(Record extracts)
>>>
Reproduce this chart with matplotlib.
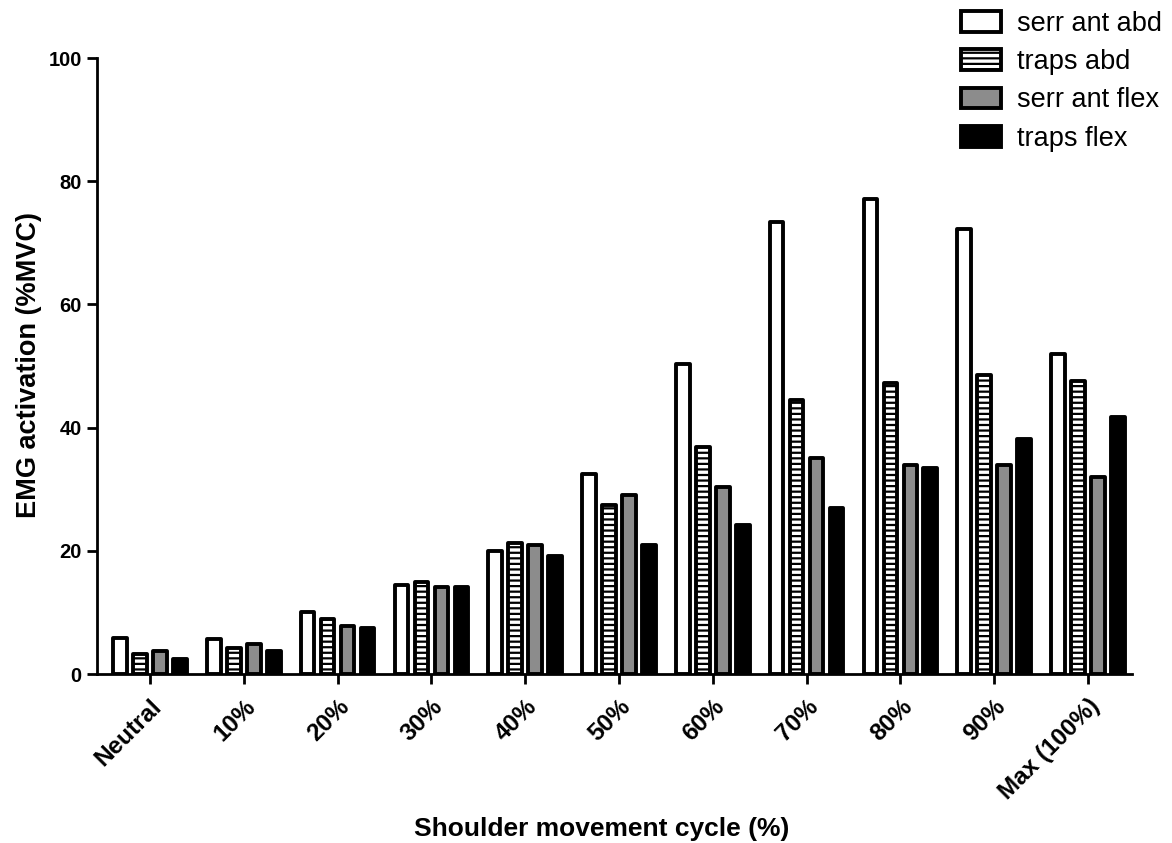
import numpy as np
import matplotlib
matplotlib.use("Agg")
import matplotlib.pyplot as plt

categories = ["Neutral", "10%", "20%", "30%", "40%", "50%", "60%", "70%", "80%", "90%", "Max (100%)"]
series_names = ["serr ant abd", "traps abd", "serr ant flex", "traps flex"]
serr_ant_abd = [5.8, 5.7, 10.0, 14.4, 20.0, 32.4, 50.3, 73.3, 77.1, 72.2, 52.0]
traps_abd = [3.2, 4.3, 8.9, 14.9, 21.2, 27.5, 36.8, 44.5, 47.3, 48.6, 47.6]
serr_ant_flex = [3.7, 4.8, 7.8, 14.1, 21.0, 29.0, 30.4, 35.0, 34.0, 34.0, 32.0]
traps_flex = [2.4, 3.8, 7.4, 14.1, 19.2, 21.0, 24.2, 26.9, 33.4, 38.2, 41.8]

plt.rcParams['font.family'] = ['Liberation Sans', 'DejaVu Sans']
plt.rcParams['hatch.linewidth'] = 1.6

W, H = 1172, 843
fig = plt.figure(figsize=(W / 100, H / 100), dpi=100)
ax = fig.add_axes([97 / W, 1 - 674 / H, (1132 - 97) / W, (674 - 58) / H])

x = np.arange(len(categories))
pitch = 0.213
width = 0.145
styles = [
    dict(facecolor='white', hatch=None),
    dict(facecolor='white', hatch='---'),
    dict(facecolor='#8c8c8c', hatch=None),
    dict(facecolor='black', hatch=None),
]
data = [serr_ant_abd, traps_abd, serr_ant_flex, traps_flex]
handles = []
for i, (vals, st, name) in enumerate(zip(data, styles, series_names)):
    bars = ax.bar(x + (i - 1.5) * pitch, vals, width=width, facecolor=st['facecolor'],
                  edgecolor='black', linewidth=2.8, hatch=st['hatch'], label=name, zorder=2)
    for b in bars:
        b.set_joinstyle('round')
    handles.append(bars)

ax.set_xlim(-0.565, 10.47)
ax.set_ylim(0, 100)
ax.set_yticks([0, 20, 40, 60, 80, 100])
ax.set_xticks(x)
ax.set_xticklabels(categories, rotation=45, ha='right', rotation_mode='anchor',
                   fontsize=17.5, fontweight='bold')
for lbl in ax.get_yticklabels():
    lbl.set_fontsize(14.5)
    lbl.set_fontweight('bold')
ax.spines['top'].set_visible(False)
ax.spines['right'].set_visible(False)
for s in ['left', 'bottom']:
    ax.spines[s].set_linewidth(2.0)
ax.tick_params(axis='both', direction='out', length=7, width=2.0, pad=4)
ax.tick_params(axis='x', pad=8)

ax.set_ylabel("EMG activation (%MVC)", fontsize=19.5, fontweight='bold')
ax.yaxis.set_label_coords((42 - 97) / 1035, (674 - 365) / 616)
ax.set_xlabel("Shoulder movement cycle (%)", fontsize=19, fontweight='bold')
ax.xaxis.set_label_coords((602 - 97) / 1035, (674 - 817) / 616)

leg = fig.legend(handles=handles, labels=series_names, loc='upper left',
                 bbox_to_anchor=(961 / W, 1 - 11 / H), frameon=False, fontsize=19.5,
                 borderpad=0, borderaxespad=0,
                 handlelength=1.48, handleheight=0.8, labelspacing=0.45, handletextpad=0.6)

fig.savefig("out.png", dpi=100)
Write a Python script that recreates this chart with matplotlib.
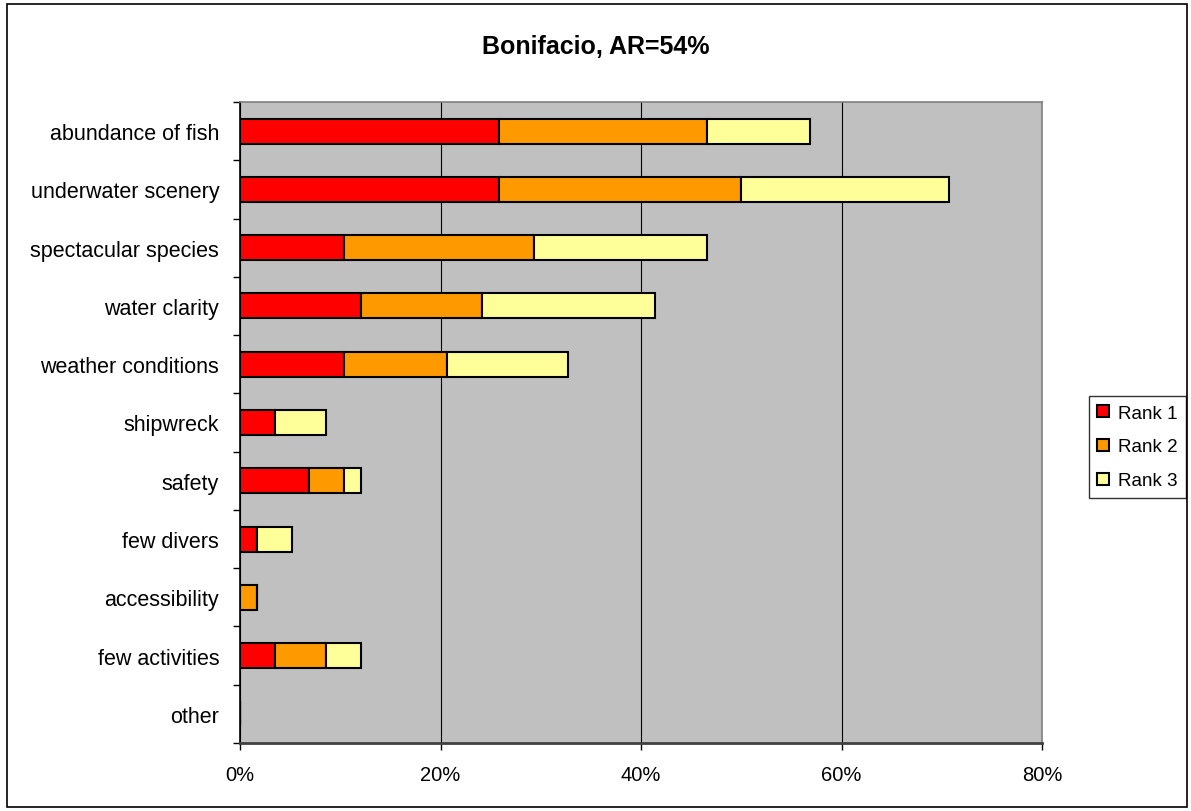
import numpy as np
import matplotlib
matplotlib.use("Agg")
import matplotlib.pyplot as plt
from matplotlib.patches import Rectangle
from matplotlib.ticker import FuncFormatter, MultipleLocator

plt.rcParams['font.family'] = ['Liberation Sans', 'DejaVu Sans']

# percentages of respondents (N = 58)
categories = ["abundance of fish", "underwater scenery", "spectacular species",
              "water clarity", "weather conditions", "shipwreck", "safety",
              "few divers", "accessibility", "few activities", "other"]
rank1 = [25.86, 25.86, 10.34, 12.07, 10.34, 3.45, 6.90, 1.72, 0.00, 3.45, 0.0]
rank2 = [20.69, 24.14, 18.97, 12.07, 10.34, 0.00, 3.45, 0.00, 1.72, 5.17, 0.0]
rank3 = [10.34, 20.69, 17.24, 17.24, 12.07, 5.17, 1.72, 3.45, 0.00, 3.45, 0.0]
series_names = ["Rank 1", "Rank 2", "Rank 3"]
colors = ["#FF0000", "#FF9900", "#FFFF99"]

W, H = 1191, 812
fig = plt.figure(figsize=(W / 100, H / 100), dpi=100)
ax = fig.add_axes([240 / W, 1 - 744 / H, (1042 - 240) / W, (744 - 103) / H])

# outer chart frame
fig.patches.append(Rectangle((7 / W, 4 / H), 1180 / W, 803 / H, transform=fig.transFigure,
                             fill=False, edgecolor='black', linewidth=1.2))

y = np.arange(len(categories))
left = np.zeros(len(categories))
for vals, name, c in zip([rank1, rank2, rank3], series_names, colors):
    vals = np.array(vals)
    ax.barh(y, vals, left=left, height=0.43, color=c, edgecolor='black',
            linewidth=1.5, label=name, zorder=3)
    left += vals

ax.set_facecolor('#C0C0C0')
ax.set_xlim(0, 80)
ax.set_ylim(len(categories) - 0.5, -0.5)
ax.xaxis.set_major_locator(MultipleLocator(20))
ax.xaxis.set_major_formatter(FuncFormatter(lambda v, p: f"{v:.0f}%"))
ax.grid(axis='x', color='black', linewidth=0.8, zorder=1)
ax.set_axisbelow(True)

ax.set_yticks(y)
ax.set_yticklabels(categories)
ax.set_yticks(np.arange(-0.5, len(categories), 1), minor=True)
ax.tick_params(axis='y', which='major', length=0, pad=15, labelsize=15.5)
ax.tick_params(axis='y', which='minor', length=5, width=1, direction='out')
ax.tick_params(axis='x', which='major', length=5, width=1, direction='out',
               labelsize=14.5, pad=11)

for s in ['top', 'right']:
    ax.spines[s].set_color('#808080')
    ax.spines[s].set_linewidth(1.2)
ax.spines['left'].set_color('black')
ax.spines['left'].set_linewidth(1.2)
ax.spines['bottom'].set_color('#404040')
ax.spines['bottom'].set_linewidth(2)

fig.text(596 / W, 1 - 47 / H, "Bonifacio, AR=54%", ha='center', va='center',
         fontsize=18, fontweight='bold')

leg = ax.legend(loc='center left', bbox_to_anchor=(1089 / W, 1 - 448 / H),
                bbox_transform=fig.transFigure, frameon=True, fancybox=False,
                edgecolor='black', fontsize=13.5, handlelength=0.6, handleheight=0.6,
                handletextpad=0.5, labelspacing=0.9, borderpad=0.45,
                borderaxespad=0)
leg.get_frame().set_linewidth(1)

fig.savefig("out.png", dpi=100)
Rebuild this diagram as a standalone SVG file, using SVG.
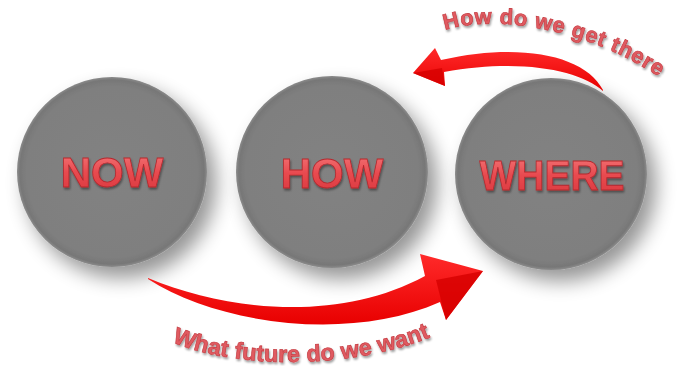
<svg xmlns="http://www.w3.org/2000/svg" width="678" height="366" viewBox="0 0 678 366">
<defs>
<filter id="shadow" x="-40%" y="-40%" width="190%" height="190%">
<feGaussianBlur in="SourceAlpha" stdDeviation="10"/>
<feOffset dx="9" dy="11" result="b"/>
<feComponentTransfer><feFuncA type="linear" slope="0.42"/></feComponentTransfer>
<feMerge><feMergeNode/><feMergeNode in="SourceGraphic"/></feMerge>
</filter>
<filter id="tshadow" x="-10%" y="-30%" width="120%" height="160%">
<feGaussianBlur in="SourceAlpha" stdDeviation="1"/>
<feOffset dx="1" dy="1.5"/>
<feComponentTransfer><feFuncA type="linear" slope="0.4"/></feComponentTransfer>
<feMerge><feMergeNode/><feMergeNode in="SourceGraphic"/></feMerge>
</filter>
<radialGradient id="disc" cx="50%" cy="50%" r="50%">
<stop offset="0" stop-color="#828282"/>
<stop offset="0.9" stop-color="#7f7f7f"/>
<stop offset="0.97" stop-color="#777777"/>
<stop offset="1" stop-color="#8c8c8c"/>
</radialGradient>
<linearGradient id="txt" x1="0" y1="0" x2="0" y2="1">
<stop offset="0" stop-color="#f47a7c"/>
<stop offset="0.5" stop-color="#e84a4f"/>
<stop offset="1" stop-color="#d8363c"/>
</linearGradient>
<linearGradient id="arrowB" x1="0" y1="0" x2="0" y2="1">
<stop offset="0" stop-color="#ff2a2a"/>
<stop offset="1" stop-color="#e80000"/>
</linearGradient>
<path id="pTop" d="M445,30 C490,15 590,25 672,86"/>
<path id="pBot" d="M172,342 C240,371 370,371 455,326"/>
<style>
.disc{fill:url(#disc);}
.label{font-family:"Liberation Sans",Arial,sans-serif;font-weight:bold;font-size:42px;fill:url(#txt);stroke:#b5282e;stroke-width:0.8;text-anchor:middle;}
.cap{font-family:"Liberation Sans",Arial,sans-serif;font-weight:bold;fill:#e05a60;stroke:#c2383e;stroke-width:0.6;}
.arrow{fill:url(#arrowB);}
.facet{fill:#d60000;opacity:0.8;}
</style>
</defs>
<rect width="678" height="366" fill="#ffffff"/>

<g id="node-now" filter="url(#shadow)">
<circle class="disc" cx="112" cy="172" r="95"/>
</g>
<text class="label" x="112" y="187" filter="url(#tshadow)">NOW</text>

<g id="node-how" filter="url(#shadow)">
<circle class="disc" cx="332" cy="172" r="96"/>
</g>
<text class="label" x="332" y="188" filter="url(#tshadow)">HOW</text>

<g id="node-where" filter="url(#shadow)">
<circle class="disc" cx="551" cy="174" r="96"/>
</g>
<text class="label" x="552" y="190" textLength="145" lengthAdjust="spacingAndGlyphs" filter="url(#tshadow)">WHERE</text>

<g id="connectors">
<g id="arrow-now-where">
<path class="arrow" d="M148,278 C230,312 340,322 425,276 L420,254 L483,271 L446,320 L440,302 C350,342 220,325 148,279 Z"/>
<path class="facet" d="M436,280 L483,271 L446,320 Z"/>
<text class="cap" font-size="23.5" filter="url(#tshadow)"><textPath href="#pBot">What future do we want</textPath></text>
</g>
<g id="arrow-where-how">
<path class="arrow" d="M603,90 C585,55 520,42 441,60 L435,48 L413,73 L445,86 L444,72 C520,58 580,70 603,91 Z"/>
<path class="facet" d="M413,73 L445,86 L442,68 Z"/>
<text class="cap" font-size="22" letter-spacing="0.6" filter="url(#tshadow)"><textPath href="#pTop">How do we get there</textPath></text>
</g>
</g>
</svg>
<<<
Print exactly the lines from the line containing "Write a Python" through the line containing "fill=False, edgecolor='black', linewidth=1.2))", and omit any picture found among them.

Write a Python script that recreates this chart with matplotlib.
import numpy as np
import matplotlib
matplotlib.use("Agg")
import matplotlib.pyplot as plt
from matplotlib.patches import Rectangle
from matplotlib.ticker import FuncFormatter, MultipleLocator

plt.rcParams['font.family'] = ['Liberation Sans', 'DejaVu Sans']

# percentages of respondents (N = 58)
categories = ["abundance of fish", "underwater scenery", "spectacular species",
              "water clarity", "weather conditions", "shipwreck", "safety",
              "few divers", "accessibility", "few activities", "other"]
rank1 = [25.86, 25.86, 10.34, 12.07, 10.34, 3.45, 6.90, 1.72, 0.00, 3.45, 0.0]
rank2 = [20.69, 24.14, 18.97, 12.07, 10.34, 0.00, 3.45, 0.00, 1.72, 5.17, 0.0]
rank3 = [10.34, 20.69, 17.24, 17.24, 12.07, 5.17, 1.72, 3.45, 0.00, 3.45, 0.0]
series_names = ["Rank 1", "Rank 2", "Rank 3"]
colors = ["#FF0000", "#FF9900", "#FFFF99"]

W, H = 1191, 812
fig = plt.figure(figsize=(W / 100, H / 100), dpi=100)
ax = fig.add_axes([240 / W, 1 - 744 / H, (1042 - 240) / W, (744 - 103) / H])

# outer chart frame
fig.patches.append(Rectangle((7 / W, 4 / H), 1180 / W, 803 / H, transform=fig.transFigure,
                             fill=False, edgecolor='black', linewidth=1.2))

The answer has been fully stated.